4) Os quesitos 7.º e 8.º foram quesitados da seguinte maneira: “7. A 1.ª Ré proibiu unilateralmente o autor de levantar a referida quantia de um milhão de dólares de Hong Kong (HKD$1,000.000.00) depositada na conta?
8. Depois o autor dirigiu-se por diversas vezes à sala VIP BX (leia-se B) a pedir para levantar a quantia de um milhão de dólares de Hong Kong (HKD$1,000.000.00) mas o funcionário recusou?”, tendo ambos sido dados como provados.
6) A convicção do tribunal baseou-se no depoimento das testemunhas do Autor, nomeadamente da 1.ª testemunha para provar o alegado depósito realizado junto da ora Recorrente, assim como, para provar a impossibilidade de levantamento daquele depósito, quesitos 7.º e 8.º da base instrutória, assim como da prova documental oferecida aos autos.

7) A condenação da ora Recorrente assentou num depósito realizado pelo Autor junto da tesouraria da mesma, e da impossibilidade e consequentemente proibição de levantamento daquela quantia.
8) Sucede que, a proibição de levantamento, ou bem que é uma proibição que advém do facto de se tratar do depósito de uma quantia que continua depositada junto da ora Recorrente, ou duma proibição fundada no facto de a quantia não se encontrar no poder da ora Recorrente, i.e., ter sido levantada pelo Autor.
9) Situações distintas e sobre as quais o tribunal a quo teve a oportunidade de se pronunciar face à prova testemunhal e documental produzida nos presentes autos.
10) Razão pela qual a ora Recorrente lança mão da prova testemunhal e documental, de modo a provar que os quesitos 7.º e 8.º da base instrutória deveriam ter sido dados como provados ou “provado antes que” tal proibição derivava do facto de o montante já ter sido levantado.
11) Do depoimento prestado pela testemunhas da Recorrente, funcionário da tesouraria, com ampla experiência na indústria do jogo, resultou o seguinte: (i) quando confrontada a testemunha com o sistema informático em que eram lançados os depósitos e levantamentos nas contas cliente, mormente, na do Autor, que havia sido realizado um depósito e um levantamento relativamente ao talão de depósito com o n.º DA08762 no montante de HKD$1,000,000.00; (ii) confirmado que os movimentos constantes do sistema informático eram os respeitantes ao talão de depósito constante dos autos e junto como documento n.º 9 da p.i.; (iii) que face àquele registo informático, o balanço da conta estava a zeros, e inexistia, assim, qualquer dívida da Ré, ora Recorrente, perante o Autor, ora Recorrido; (iv) de acordo com a experiência profissional, os movimentos constantes na referida certidão correspondiam à maneira como se controlavam os movimentos das contas cliente; (v) que era necessário entregar ao cliente o original do talão de depósito aquando do depósito de qualquer montante, para que posteriormente, pudesse o cliente proceder ao levantamento, cruzando tal informação com o registo no sistema informático e duplicados dos talões.

12) Da conjugação da prova testemunhal com a prova documental constante dos autos, nomeadamente, a certidão a fls. 161 a 166, verifica-se que a quantia conforme depositada foi também levantada, ainda que em circunstâncias não apuradas.
13) Parece-nos, com o devido respeito que é muito, que a condenação da ora Recorrente, não corresponder às regras de lógica e experiência e senso comum, e não atende à prova produzida nos autos e sua conjugação.
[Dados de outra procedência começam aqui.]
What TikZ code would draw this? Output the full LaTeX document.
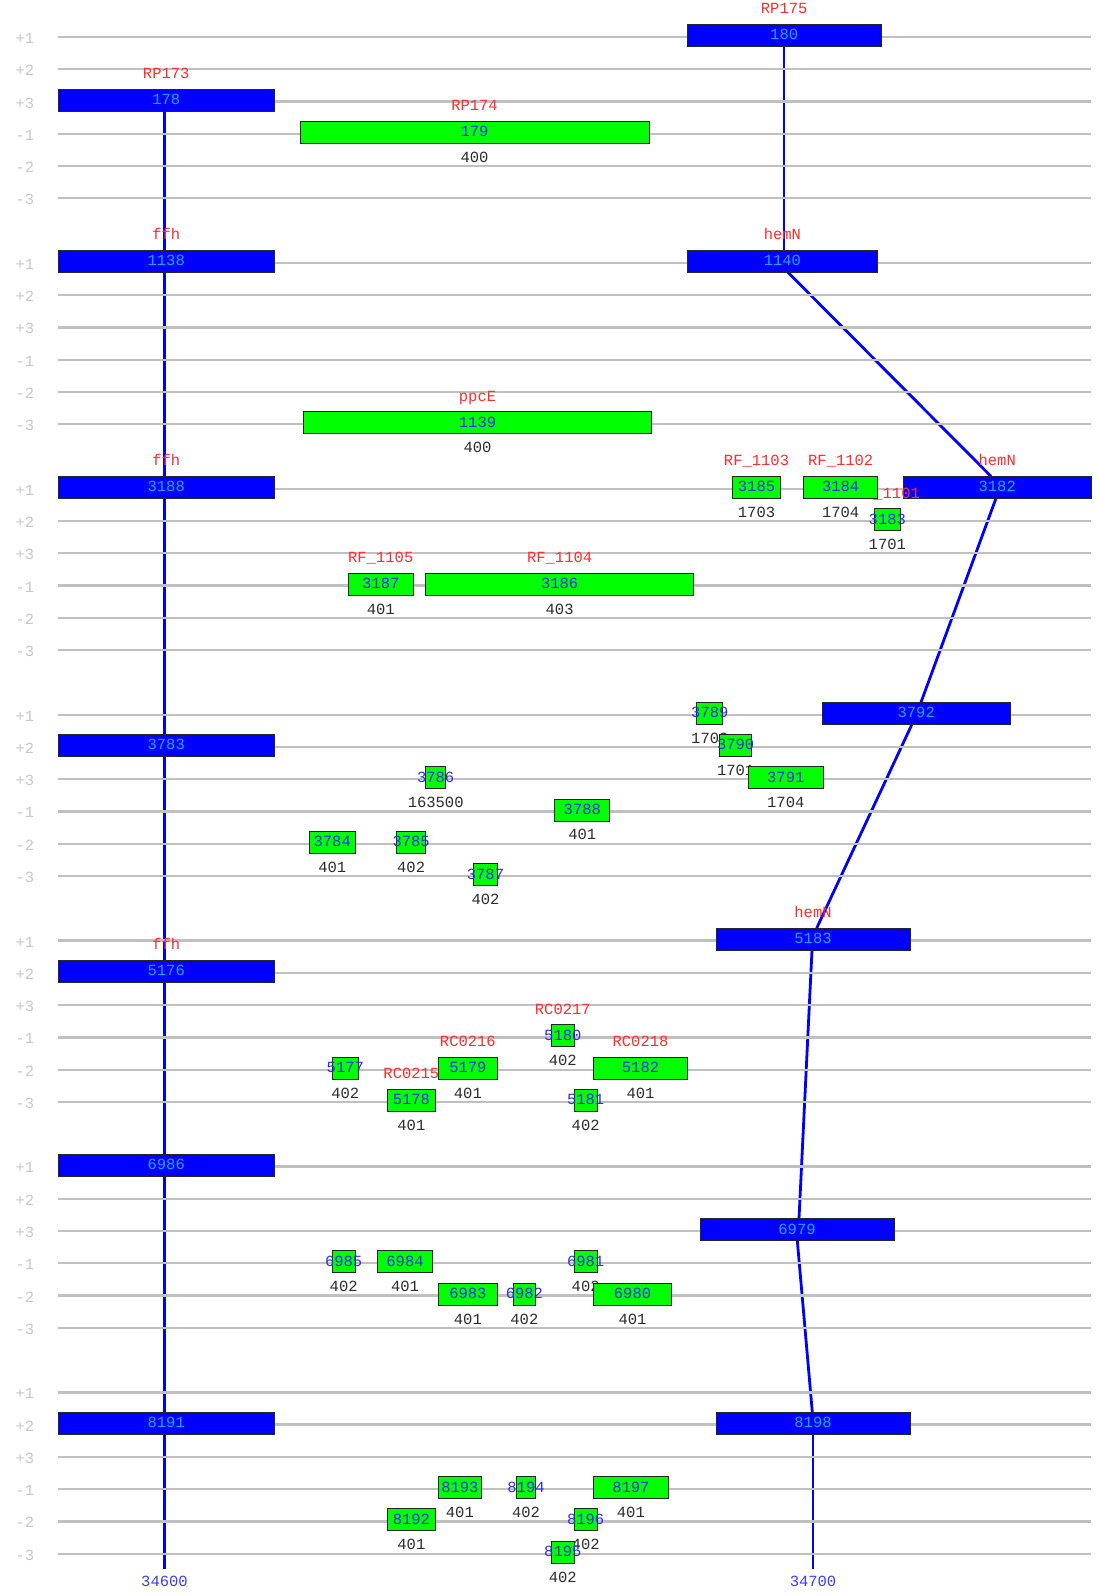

Pelo que, entendemos, salvo o devido respeito, que o acórdão de matéria de facto e a final, a sentença, padece, assim, do vício de contradição e falta de fundamentação, na parte em que dá como provado a proibição unilateral de levantamento do montante de um milhão de dólares de Hong Kong, quesitos 7.º e 8.º da base instrutória, tudo nos termos dos artigos 370.º e 386 e ss do Código Civil e do n.º 5 do artigo 556.º do Código de Processo Civil.
14) Contrapondo o depoimento da supra melhor referida testemunha, com a da testemunha F, retira-se que o Autor estava apenas na posse de uma fotocópia do talão, alegadamente tendo sido este o único documento que lhe foi entregue aquando de depósito, o que não se concede, e que tal documento era branco.
15) Contra esta fotocópia de talão de depósito, temos um registo informático relativo ao talão d depósito n.º DA008762 de levantamento do montante em crise nos presentes autos, a 14 de Maio de 2014, patente a fls. 165 dos presentes autos.
16) Não nos parece plausível, pese embora o princípio da livre apreciação de prova impere, que não se veja a prova documental conjugada com a testemunhal num todo. E, que se aceite, assim, que foi feito um depósito mas que não foi feito um levantamento!
17) De acordo com o preceituado no artigo 437.º do Código de Processo Civil, a dúvida sobre a realidade de um facto resolve-se contra a parte a quem o facto aproveita.
18) No caso em apreço, com o devido respeito, terão que haver fundadas dúvidas sobre o facto de o montante não ter sido levantado, e não aceitar tão só o depósito e desconsiderar liminaramente o levantamento que foi realizado.
19) Indo tal conduta contra todas as regras e experiência comum, pois, não se concede que se possa provar um depósito, suportando-se num documento, em que também atesta o seu levantamento.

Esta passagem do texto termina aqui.